Brussels Terror Attacks Overshadow Latest Primary Results

Posted on: March 23, 2016, 01:18h. 

Last updated on: March 23, 2016, 01:28h.

The Brussels terror attacks, and not Donald Trump and Hillary Clinton’s continued quests to become the respective Republican and Democratic nominees, dominated the news globally throughout most of the day on Tuesday. While the two frontrunners lengthened their delegate leads, the latest primaries were somewhat offset by the horrific incident that took place yesterday in Belgium.

Donald Trump Hillary Clinton Brussels terror attack
The aftermath of the Brussels terrorist attack on Tuesday overshadowed the latest lead increases by Donald Trump and Hillary Clinton in the US presidential races. (Image:

Shortly after 8:00 am local time, two Muslim brothers entered the Zaventem Airport in Brussels, strapped with bombs. The duo, along with a third accomplice who is believed to have survived and is still being sought, detonated themselves in a suicide mission that left at least 13 dead and over 80 injured in the busy airport.

Just over an hour later, another explosion took place, this time at the Maalbeek metro station, just steps from the European Union offices. That bombing left another 20 dead and more than 150 injured.

The Islamic State of Iraq and Syria (ISIS) took responsibility for the terrorist attack, the deadliest on Belgium soil since World War II.

President Obama, in Cuba and attending a baseball game on the day of the latest attacks, said during remarks that lasted under a minute that “we must be together, regardless of nationality or race or faith, in fighting against the scourge of terrorism.”

He did not cut short his trip to Cuba, and watched the baseball game as planned, drawing sharp criticism from US citizens and politicians alike.

Candidates Speak Out

Following the attacks, Mrs. Clinton took to the airwaves of nationally televised morning programs, including “CBS This Morning,” where she said Belgium was the latest “reminder of how sophisticated the terrorists are.” She added in a statement that “terrorists seek to undermine the democratic values that are the foundation of our alliance and way of life, but they will never succeed.”
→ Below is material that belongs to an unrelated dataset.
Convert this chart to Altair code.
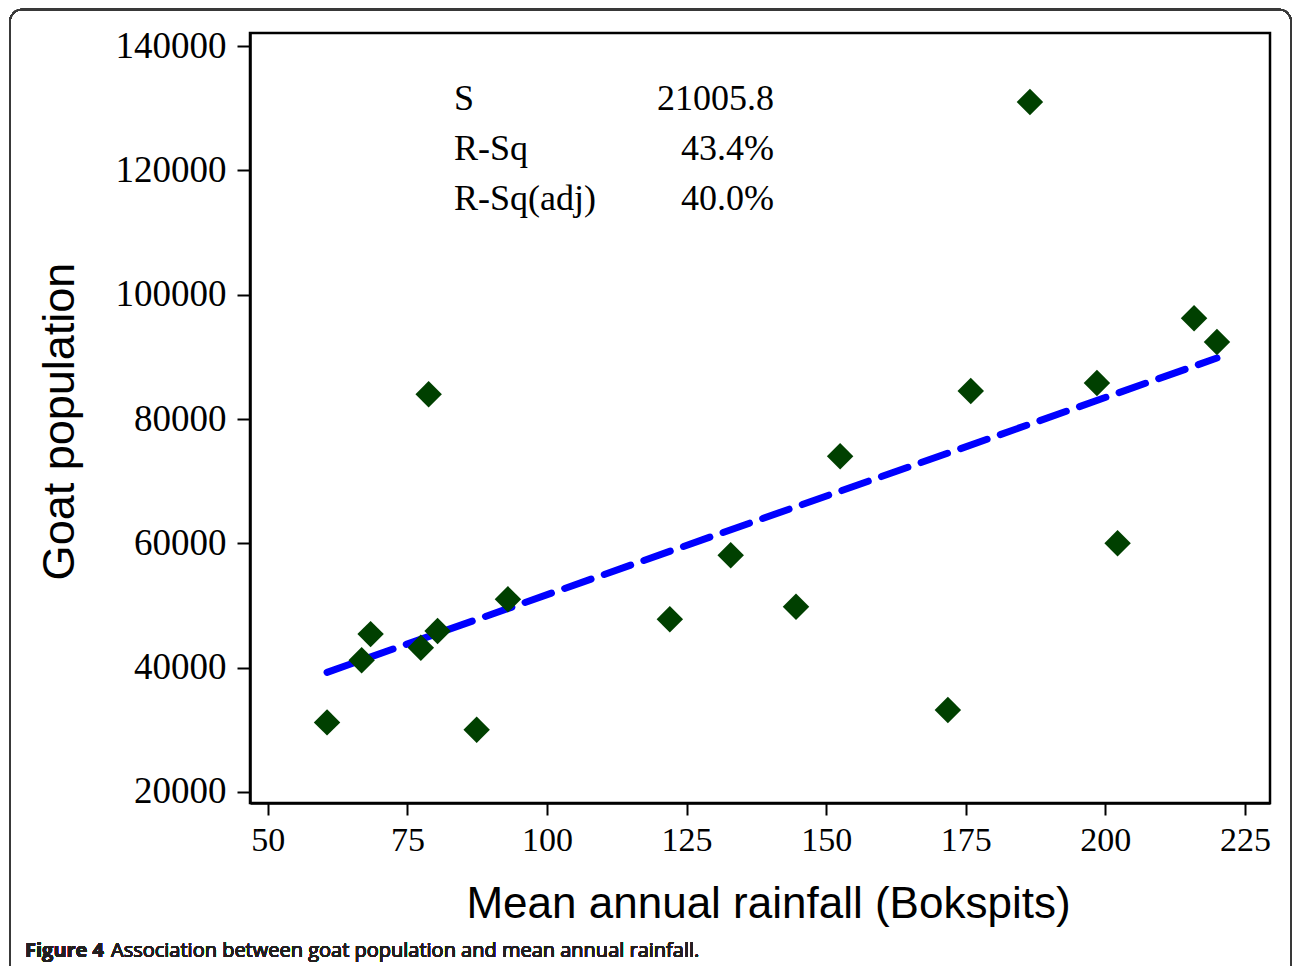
import altair as alt
import pandas as pd

rainfall = [60.6, 66.8, 68.4, 78.8, 77.4, 80.4, 87.4, 93.0, 122.0, 132.9, 144.6,
            152.5, 171.8, 175.9, 186.5, 198.5, 202.2, 215.9, 220.0]
goats = [31200, 41200, 45400, 84000, 43200, 45900, 30000, 51000, 47800, 58100, 49800,
         74000, 33200, 84500, 131000, 85800, 60000, 96200, 92400]

stat_names = ["S", "R-Sq", "R-Sq(adj)"]
stat_values = ["21005.8", "43.4%", "40.0%"]

x_ticks = [50, 75, 100, 125, 150, 175, 200, 225]
y_ticks = [20000, 40000, 60000, 80000, 100000, 120000, 140000]

df = pd.DataFrame({"rain": rainfall, "goats": goats})
stats = pd.DataFrame({"name": stat_names, "value": stat_values, "row": list(range(len(stat_names)))})

W, H = 1020, 770

xs = alt.Scale(domain=[46.8, 229.5], nice=False, zero=False)
ys = alt.Scale(domain=[18230, 142100], nice=False, zero=False)

x_enc = alt.X("rain:Q", scale=xs, axis=alt.Axis(
    values=x_ticks, title="Mean annual rainfall (Bokspits)", grid=False,
    labelFont="Liberation Serif", labelFontSize=34, labelColor="black",
    labelPadding=8, tickSize=12, tickWidth=2, tickColor="black",
    domainColor="black", domainWidth=2.5,
    titleFont="Liberation Sans", titleFontSize=44, titleFontWeight="normal",
    titleColor="black", titleX=518, titleY=114, titleBaseline="alphabetic"))
y_enc = alt.Y("goats:Q", scale=ys, axis=alt.Axis(
    values=y_ticks, format="d", title="Goat population", grid=False,
    labelFont="Liberation Serif", labelFontSize=37, labelColor="black",
    labelPadding=11, tickSize=13, tickWidth=2, tickColor="black",
    domainColor="black", domainWidth=2.5,
    titleFont="Liberation Sans", titleFontSize=45, titleFontWeight="normal",
    titleColor="black", titleX=-177, titleY=388, titleBaseline="alphabetic", titleAngle=-90))

frame = alt.Chart(df).mark_rect(
    fillOpacity=0, stroke="#3a3a3a", strokeWidth=1.5, cornerRadius=12, clip=False
).encode(x=alt.value(-240), x2=alt.value(1041), y=alt.value(-23.5), y2=alt.value(960))

fit = alt.Chart(df).transform_regression("rain", "goats").mark_line(
    color="#0000FF", strokeWidth=7, strokeDash=[28, 14], strokeCap="round"
).encode(x=x_enc, y=y_enc)

pts = alt.Chart(df).mark_point(
    shape="diamond", filled=True, size=700, color="#004000", opacity=1
).encode(x=x_enc, y=y_enc)

names = alt.Chart(stats).transform_calculate(py="77 + datum.row * 50").mark_text(
    font="Liberation Serif", fontSize=36, align="left", baseline="alphabetic", color="black"
).encode(x=alt.value(204), y=alt.Y("py:Q", scale=None), text="name:N")

vals = alt.Chart(stats).transform_calculate(py="77 + datum.row * 50").mark_text(
    font="Liberation Serif", fontSize=36, align="right", baseline="alphabetic", color="black"
).encode(x=alt.value(524), y=alt.Y("py:Q", scale=None), text="value:N")

cap1 = alt.Chart(df).mark_text(
    text="Figure 4", font="Open Sans", fontSize=20, fontWeight="bold", color="#231f20",
    align="left", baseline="alphabetic", clip=False
).encode(x=alt.value(-225), y=alt.value(924))

cap2 = alt.Chart(df).mark_text(
    text="Association between goat population and mean annual rainfall.", font="Open Sans",
    fontSize=20, color="#231f20", align="left", baseline="alphabetic", clip=False
).encode(x=alt.value(-139), y=alt.value(924))

chart = alt.layer(frame, fit, pts, names, vals, cap1, cap2).properties(
    width=W, height=H,
    autosize=alt.AutoSizeParams(type="none"),
    padding={"left": 250, "top": 33, "right": 22, "bottom": 163},
    background="white",
).configure_view(stroke="black", strokeWidth=2.5)

chart.save("out.html", embed_options={"renderer": "svg", "actions": False})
Vermont Senator Bernie Sanders said, “Today’s attack is a brutal reminder that the international community must come together to destroy ISIS. This type of barbarism cannot be allowed to continue.”

On the GOP side, Donald Trump described the attacks in Brussels as “peanuts” compared to what he said might happen in the homeland. “We have to have stronger borders. Our southern border is Swiss cheese,” said Trump, apparently feeling hungry.

Texas Senator Ted Cruz said the attacks aren’t isolated incidents and took a shot at Obama by saying “we can never hope to defeat this evil so long as we refuse to even name it,” a reference to the president’s steadfast refusal throughout his time in office to use the language “radical Islamic terrorism.”

Ohio Governor John Kasich also pointed fingers towards Obama. “I’m a little surprised that the president is going to a baseball game . . . We just have to put all of our focus on this,” Kasich stated.

Sanders Wins But Loses

It’s tough being Bernie Sanders. Not only is he going up against an opponent backed by the most powerful political machine in the US, but even when he wins more states in a given night, Hillary still manages to come out the victor.

On Tuesday, Sanders won both Idaho and Utah, and Clinton took Arizona. He won 35 delegates and she won 41.

Clinton now holds 1,681 delegates to Sanders’ 927.

On the Republican side, Trump also continued his winning ways by taking Arizona, though Cruz easily won Utah. The GOP delegate count now stands at Trump (739), Cruz (465), and Kasich (143).

As each primary session concludes, it seems more likely 2016 will be Trump vs. Clinton on the presidential ballot.

But a new CBS/New York Times poll shows both favorites with historically unfavorable ratings. The New York billionaire is seen as unfavorable by 57 percent of registered voters, while Clinton is unfavorable at 52 percent.